Não é fácil ser deficiente. Em uma pesquisa de minha própria autoria sobre preconceito com as pessoas com deficiência, conclui que, entre todos os grupos minoritários, os cadeirantes eram objeto de maior hostilidade. Mas não foi sempre assim.
Nas duas vezes que fiquei internado no Hospital Sarah Kubitschek, local onde se concentra uma grande quantidade de cadeirantes , pude constatar que nós da categoria somos sim preconceituosos. Uma instituição em que ninguém se preocupava em julgá-la. Ou pelo menos deveria. Em alguns casos, era uma prática necessária dos ritos de maior e/ou menos tempo de lesão, num quadro regido pelas leis, mas se relacionando estreitamente com a masculinidade.

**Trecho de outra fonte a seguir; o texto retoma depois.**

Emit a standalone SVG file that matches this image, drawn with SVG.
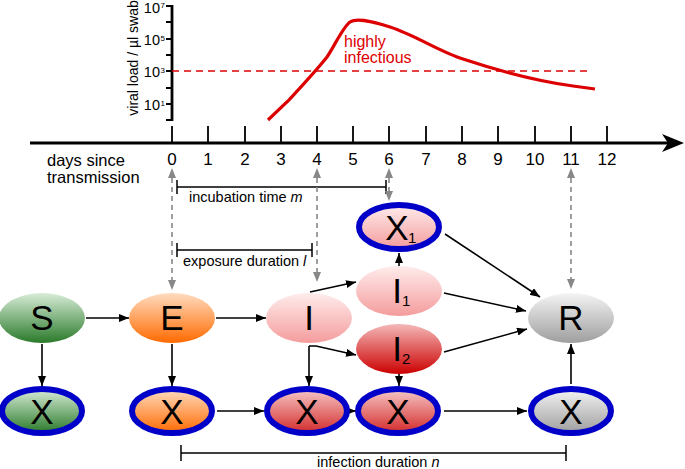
<svg xmlns="http://www.w3.org/2000/svg" width="685" height="469" viewBox="0 0 685 469">
<defs>
<linearGradient id="gG" x1="0" y1="0" x2="0" y2="1"><stop offset="0" stop-color="#d8ecd8"/><stop offset="1" stop-color="#2a7a2a"/></linearGradient>
<linearGradient id="gO" x1="0" y1="0" x2="0" y2="1"><stop offset="0" stop-color="#ffdcc0"/><stop offset="1" stop-color="#ff6a00"/></linearGradient>
<linearGradient id="gP" x1="0" y1="0" x2="0" y2="1"><stop offset="0" stop-color="#ffecec"/><stop offset="1" stop-color="#f49c9c"/></linearGradient>
<linearGradient id="gR" x1="0" y1="0" x2="0" y2="1"><stop offset="0" stop-color="#f4b8b8"/><stop offset="1" stop-color="#cc0000"/></linearGradient>
<linearGradient id="gRx" x1="0" y1="0" x2="0" y2="1"><stop offset="0" stop-color="#f6c8c8"/><stop offset="1" stop-color="#d42a2a"/></linearGradient>
<linearGradient id="gY" x1="0" y1="0" x2="0" y2="1"><stop offset="0" stop-color="#f4f4f4"/><stop offset="1" stop-color="#9e9e9e"/></linearGradient>
<marker id="ab" markerUnits="userSpaceOnUse" markerWidth="10" markerHeight="8" refX="10" refY="4" orient="auto"><path d="M0,0 L10,4 L0,8 z" fill="#000"/></marker>
</defs>
<style>
.t{font-family:"Liberation Sans",Arial,sans-serif;fill:#000}
.n{font-size:35px;text-anchor:middle}
.sub{font-size:15px}
.tk{font-size:17px;text-anchor:middle}
.yl{font-size:14.5px;text-anchor:end}
.sp{font-size:8px}
.lb{font-size:14.5px}
.c{fill:none;stroke:#000;stroke-width:1.6;marker-end:url(#ab)}
.ax{stroke:#000;stroke-width:1.8;fill:none}
.gd{stroke:#888;stroke-width:1.6;stroke-dasharray:5,4;fill:none}
.ga{fill:#888}
.xb{stroke:#0000c8;stroke-width:6}
.br{stroke:#000;stroke-width:1.5;fill:none}
</style>

<g id="viral-load-chart">
<line x1="172" y1="5" x2="172" y2="121" stroke="#000" stroke-width="2.8"/>
<path class="ax" d="M166,6H172M166,22H172M166,39H172M166,55H172M166,71H172M166,88H172M166,104H172M166,120H172"/>
<text class="t yl" x="160" y="12.5">10</text><text class="t sp" x="160.5" y="8">7</text>
<text class="t yl" x="160" y="45">10</text><text class="t sp" x="160.5" y="40.5">5</text>
<text class="t yl" x="160" y="77">10</text><text class="t sp" x="160.5" y="72.5">3</text>
<text class="t yl" x="160" y="110">10</text><text class="t sp" x="160.5" y="105.5">1</text>
<text class="t" font-size="14" text-anchor="middle" transform="translate(138,58) rotate(-90)">viral load / µl swab</text>
<line x1="172" y1="71" x2="591" y2="71" stroke="#dd0000" stroke-width="1.6" stroke-dasharray="7,5"/>
<path d="M268,120 L288,101 C300,88 315,72 327,57 C335,45 343,27 350,22 C356,18 368,20 390,27 C415,35 440,52 463,59 C490,68 530,80 573,86 L595,89" fill="none" stroke="#dd0000" stroke-width="3.2"/>
<text class="t" font-size="16" x="344" y="47" style="fill:#dd0000">highly</text>
<text class="t" font-size="16" x="344" y="63" style="fill:#dd0000">infectious</text>
</g>

<g id="time-axis">
<line x1="30" y1="143" x2="670" y2="143" stroke="#000" stroke-width="3"/>
<polygon points="662,134 684,143 662,152 668,143" fill="#000"/>
<path class="ax" d="M172,126V143M208,126V143M245,126V143M281,126V143M317,126V143M353,126V143M389,126V143M426,126V143M462,126V143M498,126V143M535,126V143M571,126V143M607,126V143"/>
<text class="t tk" x="172" y="165">0</text>
<text class="t tk" x="208" y="165">1</text>
<text class="t tk" x="245" y="165">2</text>
<text class="t tk" x="281" y="165">3</text>
<text class="t tk" x="317" y="165">4</text>
<text class="t tk" x="353" y="165">5</text>
<text class="t tk" x="389" y="165">6</text>
<text class="t tk" x="426" y="165">7</text>
<text class="t tk" x="462" y="165">8</text>
<text class="t tk" x="498" y="165">9</text>
<text class="t tk" x="535" y="165">10</text>
<text class="t tk" x="571" y="165">11</text>
<text class="t tk" x="607" y="165">12</text>
<text class="t" font-size="16.5" x="47" y="166">days since</text>
<text class="t" font-size="16.5" x="47" y="183">transmission</text>
</g>

<g id="durations">
<path class="br" d="M177,180V194M177,187H386M386,180V194"/>
<text class="t lb" x="189" y="202">incubation time <tspan font-style="italic">m</tspan></text>
<path class="br" d="M177,243V257M177,250H312M312,243V257"/>
<text class="t lb" x="183" y="266">exposure duration <tspan font-style="italic">l</tspan></text>
<path class="br" d="M181,445V461M181,453H566M566,445V461"/>
<text class="t lb" x="317" y="467">infection duration <tspan font-style="italic">n</tspan></text>
</g>

<g id="time-links">
<path class="gd" d="M172,178V281"/><polygon class="ga" points="172,168 176,178 168,178"/><polygon class="ga" points="172,290 176,280 168,280"/>
<path class="gd" d="M317,178V273"/><polygon class="ga" points="317,168 321,178 313,178"/><polygon class="ga" points="317,282 321,272 313,272"/>
<path class="gd" d="M389,178V192"/><polygon class="ga" points="389,168 393,178 385,178"/><polygon class="ga" points="389,201 393,191 385,191"/>
<path class="gd" d="M571,178V280"/><polygon class="ga" points="571,168 575,178 567,178"/><polygon class="ga" points="571,289 575,279 567,279"/>
</g>

<g id="connectors">
<path class="c" d="M86,318 L129,318"/>
<path class="c" d="M216,318 L266,318"/>
<path class="c" d="M42,344 L42,386"/>
<path class="c" d="M172,344 L172,386"/>
<path class="c" d="M217,411 L264,411"/>
<path class="c" d="M349,411 L356,411"/>
<path class="c" d="M310,292 L356,282"/>
<path class="c" d="M309,346 L316,346 L356,355"/>
<path class="c" d="M309,346 L309,386"/>
<path class="c" d="M399,266 L399,253"/>
<path class="c" d="M399,373 L399,386"/>
<path class="c" d="M445,234 L540,297"/>
<path class="c" d="M444,293 L526,311"/>
<path class="c" d="M444,352 L527,329"/>
<path class="c" d="M444,411 L527,411"/>
<path class="c" d="M571,384 L571,344"/>
</g>

<g id="S"><ellipse cx="42" cy="318" rx="43" ry="25" fill="url(#gG)"/><text class="t n" x="42" y="330">S</text></g>
<g id="E"><ellipse cx="172" cy="318" rx="43" ry="25" fill="url(#gO)"/><text class="t n" x="172" y="330">E</text></g>
<g id="I"><ellipse cx="309" cy="318" rx="43" ry="25" fill="url(#gP)"/><text class="t n" x="309" y="330">I</text></g>
<g id="I1"><ellipse cx="399" cy="291" rx="43" ry="25" fill="url(#gP)"/><text class="t n" x="397" y="303">I</text><text class="t sub" x="402" y="306">1</text></g>
<g id="I2"><ellipse cx="399" cy="349" rx="43" ry="25" fill="url(#gR)"/><text class="t n" x="397" y="361">I</text><text class="t sub" x="402" y="364">2</text></g>
<g id="R"><ellipse cx="571" cy="318" rx="43" ry="25" fill="url(#gY)"/><text class="t n" x="571" y="330">R</text></g>
<g id="X1"><ellipse class="xb" cx="399" cy="227" rx="40" ry="22" fill="url(#gP)"/><text class="t n" x="397" y="240">X</text><text class="t sub" x="408" y="243">1</text></g>
<g id="XS"><ellipse class="xb" cx="42" cy="411" rx="40" ry="22" fill="url(#gG)"/><text class="t n" x="42" y="424">X</text></g>
<g id="XE"><ellipse class="xb" cx="172" cy="411" rx="40" ry="22" fill="url(#gO)"/><text class="t n" x="172" y="424">X</text></g>
<g id="XI"><ellipse class="xb" cx="307" cy="411" rx="40" ry="22" fill="url(#gRx)"/><text class="t n" x="307" y="424">X</text></g>
<g id="XI2"><ellipse class="xb" cx="398" cy="411" rx="40" ry="22" fill="url(#gRx)"/><text class="t n" x="398" y="424">X</text></g>
<g id="XR"><ellipse class="xb" cx="571" cy="411" rx="40" ry="22" fill="url(#gY)"/><text class="t n" x="571" y="424">X</text></g>
</svg>
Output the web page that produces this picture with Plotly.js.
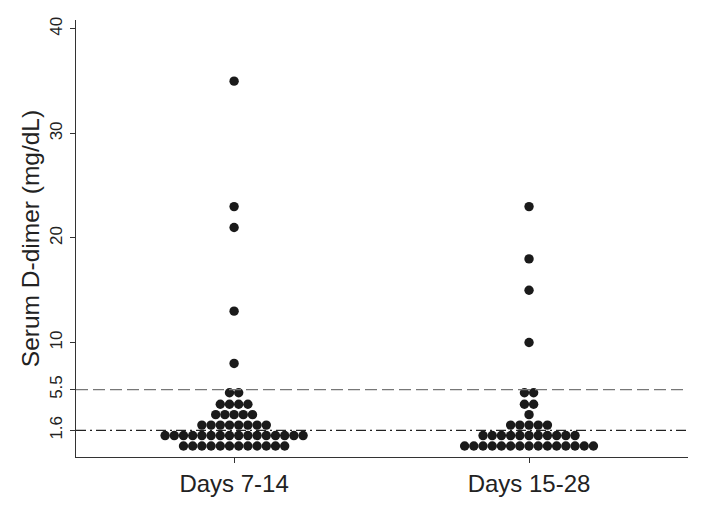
<!DOCTYPE html>
<html>
<head>
<meta charset="utf-8">
<script src="https://cdn.plot.ly/plotly-3.0.1.min.js"></script>
<style>html,body{margin:0;padding:0;background:#fff;}#chart{width:721px;height:506px;}</style>
</head>
<body>
<div id="chart"></div>
<script>
// ---- data ----
var categories = ["Days 7-14", "Days 15-28"];
// dot-plot rows: level (mg/dL) and number of patients in that row
var days7to14Levels = [0.1, 1.1, 2.1, 3.1, 4.1, 5.2, 8, 13, 21, 23, 35];
var days7to14Counts = [12, 16, 8, 5, 4, 2, 1, 1, 1, 1, 1];
var days15to28Levels = [0.1, 1.1, 2.1, 3.1, 4.1, 5.2, 10, 15, 18, 23];
var days15to28Counts = [15, 11, 5, 1, 2, 2, 1, 1, 1, 1];
var yTickValues = [1.6, 5.5, 10, 20, 30, 40];
var yTickLabels = ["1.6", "5.5", "10", "20", "30", "40"];
var cutoffDashed = 5.5;
var cutoffDashDot = 1.6;

// ---- layout constants ----
var W = 721, H = 506;
var margin = {l: 76, r: 33, t: 20, b: 49};
var xRange = [0.464, 2.539];
var yRange = [-0.95, 40.85];
var dotSpacingPx = 9.2;
var pxPerX = (W - margin.l - margin.r) / (xRange[1] - xRange[0]);
var dx = dotSpacingPx / pxPerX;

function swarm(center, levels, counts) {
  var xs = [], ys = [];
  for (var i = 0; i < levels.length; i++) {
    var n = counts[i];
    for (var k = 0; k < n; k++) {
      xs.push(center + (k - (n - 1) / 2) * dx);
      ys.push(levels[i]);
    }
  }
  return {x: xs, y: ys};
}

var g1 = swarm(1, days7to14Levels, days7to14Counts);
var g2 = swarm(2, days15to28Levels, days15to28Counts);

var marker = {color: "#1a1a1a", size: 9.4, line: {width: 0}};
var traces = [
  {type: "scatter", mode: "markers", x: g1.x, y: g1.y, name: categories[0], marker: marker, hoverinfo: "y"},
  {type: "scatter", mode: "markers", x: g2.x, y: g2.y, name: categories[1], marker: marker, hoverinfo: "y"}
];

var font = "Liberation Sans, Arial, sans-serif";
var layout = {
  width: W, height: H,
  margin: margin,
  paper_bgcolor: "#fff", plot_bgcolor: "#fff",
  showlegend: false,
  font: {family: font, color: "#222"},
  xaxis: {
    range: xRange, tickvals: [1, 2], ticktext: categories,
    showgrid: false, zeroline: false,
    showline: true, linecolor: "#333", linewidth: 1.3,
    ticks: "outside", ticklen: 5, tickcolor: "#333", tickwidth: 1,
    tickfont: {size: 24, family: font, color: "#222"}
  },
  yaxis: {
    range: yRange, tickvals: yTickValues, ticktext: yTickLabels,
    showgrid: false, zeroline: false,
    showline: true, linecolor: "#333", linewidth: 1.3,
    ticks: "outside", ticklen: 5, tickcolor: "#333", tickwidth: 1,
    tickangle: -90, ticklabelstandoff: 1,
    tickfont: {size: 17, family: font, color: "#222"},
    title: {text: "Serum D-dimer (mg/dL)", font: {size: 24.5, family: font, color: "#222"}, standoff: 0}
  },
  shapes: [
    {type: "line", xref: "paper", yref: "y", x0: 0, x1: 1, y0: cutoffDashed, y1: cutoffDashed,
     line: {color: "#777", width: 1.3, dash: "12px,5px"}},
    {type: "line", xref: "paper", yref: "y", x0: 0, x1: 1, y0: cutoffDashDot, y1: cutoffDashDot,
     line: {color: "#222", width: 1.3, dash: "10px,4px,2px,4px"}}
  ]
};

Plotly.newPlot("chart", traces, layout, {displayModeBar: false, staticPlot: true});
</script>
</body>
</html>
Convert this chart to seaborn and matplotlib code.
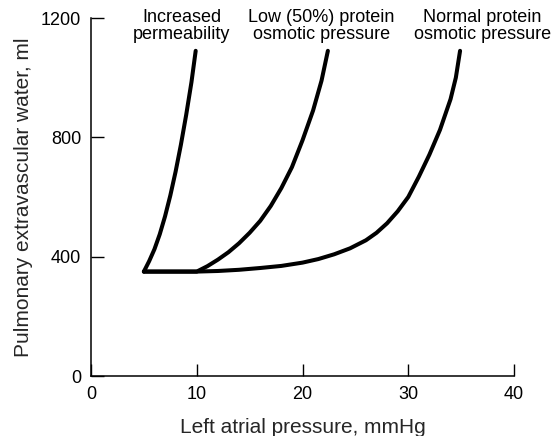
import matplotlib
matplotlib.use("Agg")
import matplotlib.pyplot as plt
import seaborn as sns
import pandas as pd

# values (left atrial pressure mmHg, extravascular water ml)
perm_pressure = [5, 5.5, 6, 6.5, 7, 7.5, 8, 8.5, 9, 9.5, 9.9]
perm_water = [350, 385, 425, 475, 535, 605, 685, 775, 875, 985, 1090]

low_pressure = [5, 10, 11, 12, 13, 14, 15, 16, 17, 18, 19, 20, 21, 21.8, 22.4]
low_water = [350, 350, 368, 390, 415, 445, 480, 520, 570, 630, 700, 790, 890, 990, 1090]

normal_pressure = [5, 10, 12, 14, 16, 18, 20, 21.5, 23, 24.5, 26, 27, 28, 29, 30,
                   31, 32, 33, 34, 34.5, 34.9]
normal_water = [350, 350, 352, 356, 362, 369, 380, 392, 408, 428, 455, 480, 512, 552, 600,
                668, 742, 825, 928, 1000, 1090]

curve_labels = ["Increased\npermeability",
                "Low (50%) protein\nosmotic pressure",
                "Normal protein\nosmotic pressure"]
label_x = [8.6, 21.8, 37.0]

x_ticks = [0, 10, 20, 30, 40]
y_ticks = [0, 400, 800, 1200]

sns.set_style("ticks")
plt.rcParams['font.family'] = ['Liberation Sans', 'DejaVu Sans']

df = pd.concat([
    pd.DataFrame({'pressure': perm_pressure, 'water': perm_water, 'curve': 'perm'}),
    pd.DataFrame({'pressure': low_pressure, 'water': low_water, 'curve': 'low'}),
    pd.DataFrame({'pressure': normal_pressure, 'water': normal_water, 'curve': 'normal'}),
])

fig = plt.figure(figsize=(5.56, 4.36), dpi=100)
ax = fig.add_axes([91 / 556, 60 / 436, 423 / 556, 358 / 436])

sns.lineplot(data=df, x='pressure', y='water', hue='curve', units='curve',
             estimator=None, palette=['black'] * 3, legend=False, ax=ax,
             linewidth=2.9, solid_capstyle='round', solid_joinstyle='round')

for txt, xx in zip(curve_labels, label_x):
    ax.text(xx, 1172, txt, ha='center', va='center', fontsize=13,
            linespacing=1.0, color='black', clip_on=False)

ax.set_xlim(0, 40)
ax.set_ylim(0, 1200)
ax.set_xticks(x_ticks)
ax.set_yticks(y_ticks)
ax.tick_params(direction='in', length=9, width=1, labelsize=13, pad=7, colors='black')
sns.despine(ax=ax)
for s in ['left', 'bottom']:
    ax.spines[s].set_linewidth(1.1)
    ax.spines[s].set_color('black')

ax.set_xlabel('Left atrial pressure, mmHg', fontsize=15, labelpad=11)
ax.set_ylabel('Pulmonary extravascular water, ml', fontsize=15, labelpad=6)

fig.savefig('out.png', dpi=100)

Com certeza afirmo que entre as mulheres não é diferente, há sim aquelas que se julgam mais experientes, até mesmo pelo tempo em que se encontra numa cadeira de rodas.
Na Europa dos séculos 12 e 13 começou a repressão maciça da pessoa com deficiência, considerados inúteis, que evoluiu até o terror da Inquisição. No século 19, a categoria não deixou de ser vista e considerada doença. Mas o tabu só diminuiu com o surgimento dos para-atletas, na década de 1960. A dissociação entre movimento e a reprodução de bons resultados nas modalidades praticadas no esporte, visando a independência.
Apesar de, hoje, os deficientes não serem mais considerados doentes, a discriminação continua e eles são hostilizados e agredidos. E quem são os preconceituosos? Estudos apontam pessoas conservadoras, rígidas, favoráveis à manutenção dos papéis tradicionais da civilização. E nós as pessoas com deficiência não fazemos parte dessa mesma sociedade? Ao se considerar, por exemplo, que um cadeirante não é homem, viril, capaz de reproduzir, fica clara a tentativa de preservação dos estereótipos andantes e "perfeitos", típicos das sociedades de dominação que temem a igualdade entre os seres humanos.
A cadeirantofobia é, para muitos homens, um mecanismo de defesa psíquica, estratégia para evitar o reconhecimento de uma parte inaceitável de si. Agredir os cadeirantes é um modo de exteriorizar o conflito e torná-lo suportável.
Mas o pior inimigo do deficiente é a sua própria cadeirantofobia. Ao introjetar os valores da sociedade em relação à deficiência, muitos cadeirantes se recriminam por desejar ser um melhor que o outro. Negam completamente, ou não aceitam a atual condição e levam uma vida dupla. É grande o esforço que fazem para acreditar que são deficientes, mesmo à custa de muito sofrimento.